When people compare a United Nations job offer with a private-sector one, the salary line is only part of the picture. A large part of the long-term value sits in the pension and the post-employment benefits, and these are governed by rules that are different from anything most candidates have seen before. Understanding them early helps you read an offer realistically rather than guessing.
The central piece is the United Nations Joint Staff Pension Fund, usually written as UNJSPF. It is a single fund shared by many organizations across the UN common system, which is why staff can move between participating organizations without losing their accumulated pension rights. This guide explains the structure at a high level so you know what questions to ask. It does not list exact figures, because contribution rates, thresholds, and benefit formulas are set by the Fund and can change, so you should always confirm the current numbers on the official UNJSPF source before making any decision.
Treat what follows as orientation, not financial advice. The goal is to make the vocabulary on your offer letter and on the Fund own materials understandable, so that when you do read the official rules you already know what you are looking at.
Who participates in the Fund
Participation in the UNJSPF is generally tied to your appointment with a member organization. As a broad rule, staff members who hold an appointment of a qualifying length, rather than very short or casual engagements, become participants in the Fund. Membership usually begins when you take up a qualifying appointment and continues for as long as you remain in covered service.
Because the Fund is shared across many organizations, a participant who moves from one member organization to another can normally continue in the Fund without a break in their pension membership. The precise rules on which appointment types are covered, and from what point, are defined by the Fund, so check the eligibility wording that applies to your specific contract.
A contributory, defined-benefit design
The UNJSPF is a contributory, defined-benefit pension. Two ideas are packed into that phrase. 'Contributory' means both you and your employing organization pay into the Fund while you are in service. Your share is deducted from your pay, and the organization adds its own larger share on top.
'Defined benefit' means the pension you may eventually receive is worked out from a formula, typically based on factors such as your length of contributory service and a measure of your pay over time, rather than simply being whatever an investment account happens to be worth at the end. The exact formula, the relevant pay measure, and the contribution split are all set by the Fund, so this guide deliberately avoids stating them as numbers.
Contributions: your share and the organization share
While you are a participant, a percentage of your pensionable pay is contributed to the Fund each month. The staff member pays one portion and the organization pays a larger portion. You will see the staff portion appear as a deduction on your pay statement.
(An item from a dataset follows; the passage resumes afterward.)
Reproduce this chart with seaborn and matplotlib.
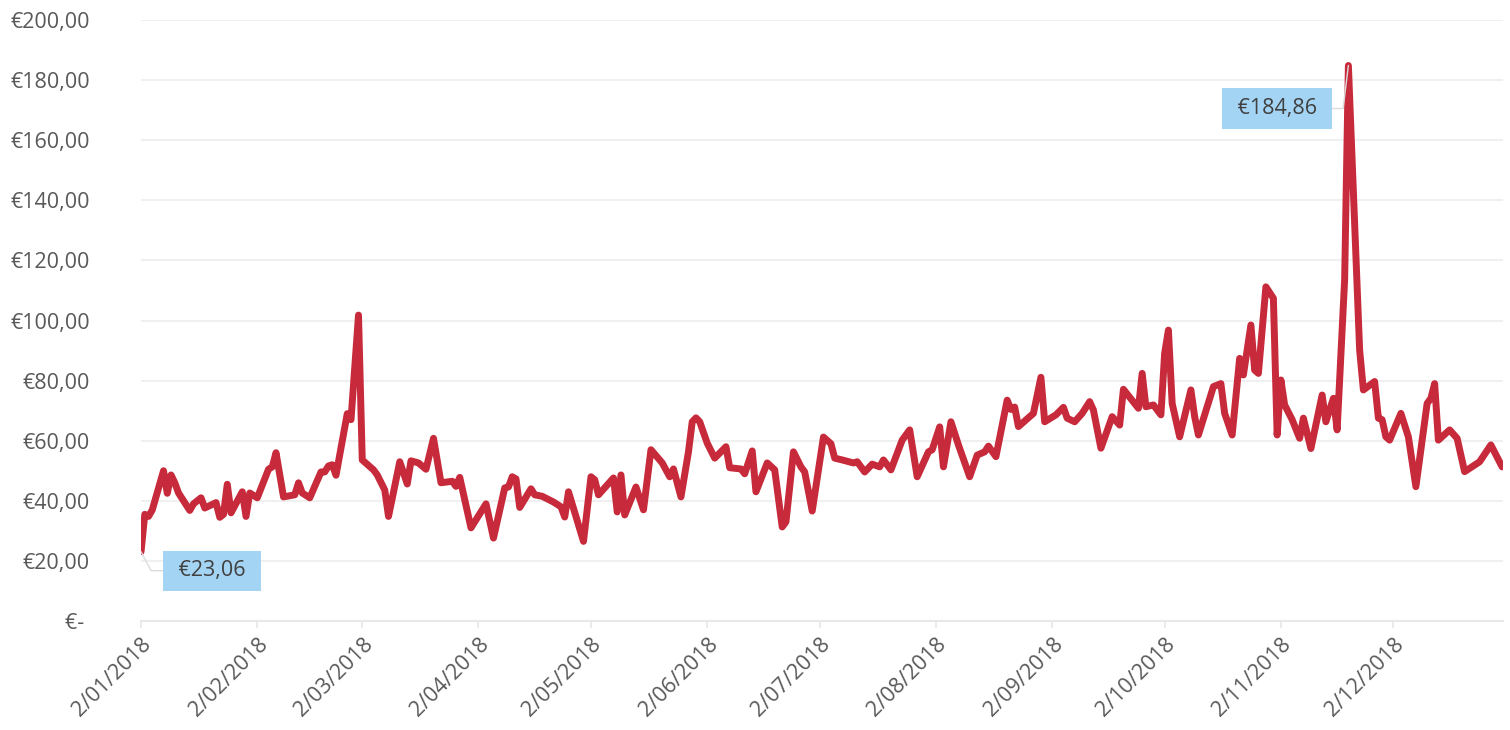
import numpy as np
import pandas as pd
import matplotlib
matplotlib.use("Agg")
import matplotlib.pyplot as plt
import seaborn as sns

# Daily price readings for 2018 (days counted from 2 Jan 2018)
day_offsets = [
    0, 1, 2, 3, 6, 7, 8, 9, 10, 13, 14, 16, 17, 20, 21, 22, 23, 24, 27, 28,
    29, 31, 34, 35, 36, 38, 41, 42, 43, 45, 48, 49, 50, 51, 52, 55, 56, 58, 59, 62,
    63, 65, 66, 69, 71, 72, 74, 76, 78, 80, 83, 84, 85, 88, 92, 94, 97, 98, 99, 100,
    101, 104, 105, 107, 110, 112, 113, 114, 118, 120, 121, 122, 126, 127, 128, 129, 132, 134, 136, 139,
    141, 142, 144, 146, 147, 148, 149, 151, 153, 156, 157, 160, 161, 163, 164, 167, 169, 171, 172, 174,
    176, 177, 179, 182, 184, 185, 187, 190, 191, 193, 195, 197, 198, 200, 203, 205, 207, 210, 211, 213,
    214, 216, 218, 221, 223, 225, 226, 228, 231, 232, 233, 234, 238, 240, 241, 244, 246, 247, 249, 251,
    253, 254, 256, 259, 261, 262, 266, 267, 268, 270, 272, 273, 274, 275, 277, 280, 281, 282, 286, 288,
    289, 291, 293, 294, 296, 297, 298, 300, 302, 303, 304, 305, 307, 309, 310, 312, 315, 316, 318, 319,
    321, 322, 325, 326, 329, 330, 331, 332, 333, 336, 338, 340, 343, 344, 345, 346, 349, 351, 353, 357,
    360, 363,
]
prices = [
    23.06, 35.5, 34.8, 37.0, 50.0, 42.5, 48.6, 46.0, 42.6, 36.8, 39.0, 41.0, 37.6, 39.4, 34.5, 35.5, 45.5, 36.0, 43.0, 34.8,
    42.6, 41.0, 50.5, 51.3, 56.0, 41.3, 42.0, 46.0, 42.6, 41.0, 49.6, 49.6, 51.6, 52.0, 48.5, 69.0, 67.0, 101.8, 53.6, 50.3,
    48.6, 43.6, 34.8, 53.0, 45.6, 53.3, 52.6, 50.5, 60.8, 46.0, 46.5, 44.8, 47.8, 31.0, 39.0, 27.6, 44.3, 44.6, 48.0, 47.3,
    37.8, 44.0, 42.0, 41.5, 39.6, 38.0, 34.6, 43.0, 26.5, 48.0, 47.0, 42.0, 47.6, 36.3, 48.6, 35.3, 44.6, 37.0, 57.0, 52.6,
    48.0, 50.6, 41.3, 56.3, 66.3, 67.6, 66.3, 59.2, 54.2, 58.0, 51.0, 50.6, 49.0, 56.6, 43.0, 52.6, 50.3, 31.3, 33.0, 56.3,
    51.3, 49.6, 36.6, 61.2, 59.0, 54.2, 53.6, 52.6, 53.0, 49.6, 52.2, 51.3, 53.6, 50.3, 60.2, 63.6, 48.0, 56.3, 57.0, 64.6,
    51.3, 66.3, 58.6, 48.0, 55.2, 56.3, 58.2, 54.7, 73.5, 70.4, 71.2, 64.7, 69.1, 81.1, 66.3, 68.6, 71.1, 67.5, 66.3, 69.1,
    73.0, 70.2, 57.5, 68.0, 65.2, 77.1, 70.8, 82.4, 71.3, 71.9, 68.6, 89.1, 96.8, 72.4, 61.3, 76.9, 68.0, 61.9, 78.0, 79.0,
    69.1, 61.9, 87.4, 81.9, 98.5, 83.5, 82.4, 111.2, 107.4, 61.9, 80.2, 71.9, 67.0, 60.8, 67.5, 57.4, 75.2, 66.3, 74.1, 63.6,
    113.5, 184.86, 90.2, 76.9, 79.7, 67.5, 67.0, 61.3, 60.2, 69.1, 61.3, 44.7, 72.4, 74.1, 79.0, 60.2, 63.6, 60.8, 49.7, 53.0,
    58.6, 51.3,
]
month_ticks = ["2018-01-02", "2018-02-02", "2018-03-02", "2018-04-02", "2018-05-02", "2018-06-02",
               "2018-07-02", "2018-08-02", "2018-09-02", "2018-10-02", "2018-11-02", "2018-12-02"]
y_ticks = [0, 20, 40, 60, 80, 100, 120, 140, 160, 180, 200]

start = pd.Timestamp("2018-01-02")
df = pd.DataFrame({
    "date": start + pd.to_timedelta(day_offsets, unit="D"),
    "price": prices,
})

sns.set_theme(style="white")
plt.rcParams["font.family"] = ["Open Sans", "DejaVu Sans"]

grey_text = "#595959"
line_red = "#C72A3A"

fig = plt.figure(figsize=(15.1, 7.3), dpi=100)
ax = fig.add_axes([0.0934, 0.1493, 0.9020, 0.8233])

sns.lineplot(data=df, x="date", y="price", ax=ax, color=line_red, linewidth=5.0,
             solid_joinstyle="round", solid_capstyle="round", zorder=3)

# axes & grid
ax.set_ylim(0, 200)
ax.set_xlim(start, pd.Timestamp("2018-12-31 06:00"))
ax.set_yticks(y_ticks)
ax.set_yticklabels(["€- "] + [f"€{v:.2f}".replace(".", ",") for v in y_ticks[1:]])
ax.yaxis.grid(True, color="#f0f0f0", linewidth=1.5)
ax.xaxis.grid(False)

tick_dates = pd.to_datetime(month_ticks)
ax.set_xticks(tick_dates)
ax.set_xticklabels([f"{d.day}/{d:%m/%Y}" for d in tick_dates], rotation=45,
                   ha="right", va="top", rotation_mode="anchor")

for side in ["left", "right", "top"]:
    ax.spines[side].set_visible(False)
ax.spines["bottom"].set_color("#e8e8e8")
ax.spines["bottom"].set_linewidth(1.5)
ax.tick_params(axis="x", bottom=True, length=5, width=1.2, color="#e8e8e8",
               labelsize=15.5, labelcolor=grey_text, pad=4)
ax.tick_params(axis="y", left=False, labelsize=15.5, labelcolor=grey_text, pad=31)
ax.set_xlabel("")
ax.set_ylabel("")

# min / max callouts
i_min = int(np.argmin(prices))
i_max = int(np.argmax(prices))
box = dict(boxstyle="square,pad=0.45", facecolor="#A4D4F3", edgecolor="none")
callouts = [
    (i_min, (71, -19), "angle,angleA=180,angleB=118,rad=0"),
    (i_max, (-71, -43), "angle,angleA=0,angleB=83,rad=0"),
]
for i, off, conn in callouts:
    ax.annotate(" " + f"€{prices[i]:.2f}".replace(".", ",") + " ",
                xy=(df["date"][i], prices[i]), xytext=off, textcoords="offset pixels",
                ha="center", va="center", fontsize=15.5, color="#404040", bbox=box,
                arrowprops=dict(arrowstyle="-", color="#dcdcdc", lw=1, shrinkA=0, shrinkB=0,
                                connectionstyle=conn),
                zorder=4)

plt.savefig("out.png", dpi=100)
Note that pensionable pay is a defined concept and is not always the same as your take-home pay or your gross salary. It is the figure the Fund uses for contributions and, later, for calculating benefits. If you want to estimate anything, start from the pensionable remuneration figure that applies to your grade and step, not from your net pay.
Vesting and what it means for you
Vesting is the idea that, once you have accumulated enough contributory service, you earn the right to a future periodic pension rather than only getting your own contributions back. Before that point, your entitlement on separation is more limited; after it, a longer-term benefit becomes available to you.
The amount of service needed to reach that threshold is fixed by the Fund rules. The practical takeaway is simple: how long you stay in covered service can change not just the size of your benefit but the type of benefit you are entitled to, so it is worth knowing where that line sits for your situation.
Leaving service: withdrawal settlement or a retirement benefit
When you separate from service, the Fund generally offers a choice that depends on your age and length of contributory service. One path is a withdrawal settlement, which is essentially a lump-sum payment that returns your own contributions, sometimes with an addition once a certain amount of service has been reached. The other path, available once you have enough service, is a periodic retirement benefit, meaning a recurring payment that can begin at or after the relevant age.
Choosing between a lump sum now and a stream of payments later is a significant decision with long-term consequences. The options actually open to you, and any deadlines for electing one, are governed by the Fund, so treat the choice carefully and get the current details directly from UNJSPF before you separate.
After-service health insurance
Separate from the pension itself is the concept of after-service health insurance, often abbreviated ASHI. Many staff members are accustomed to a health insurance plan while employed; after-service health insurance is the mechanism that can allow eligible former staff to keep health coverage into retirement, usually on a shared-cost basis.
Eligibility for after-service health coverage is not automatic. It typically depends on conditions such as having participated in a plan for a qualifying period and meeting the requirements in place at separation. Because the rules and cost-sharing arrangements are set by the organizations and can change, confirm the specifics with your employing organization and the official sources rather than assuming continuity from your in-service plan.
How to research your own numbers
The honest answer to 'what will my UN pension be' is that it depends on variables only you and the Fund can fill in: your appointment type, how long you stay, your pensionable remuneration over time, and the options you elect at the end. This guide gives you the framework, not the figures.
When you are ready for specifics, go to the official UNJSPF source for current contribution rates, the benefit formula, vesting thresholds, and any member self-service tools, and speak to your organization human resources or pension focal point about how the rules apply to your contract.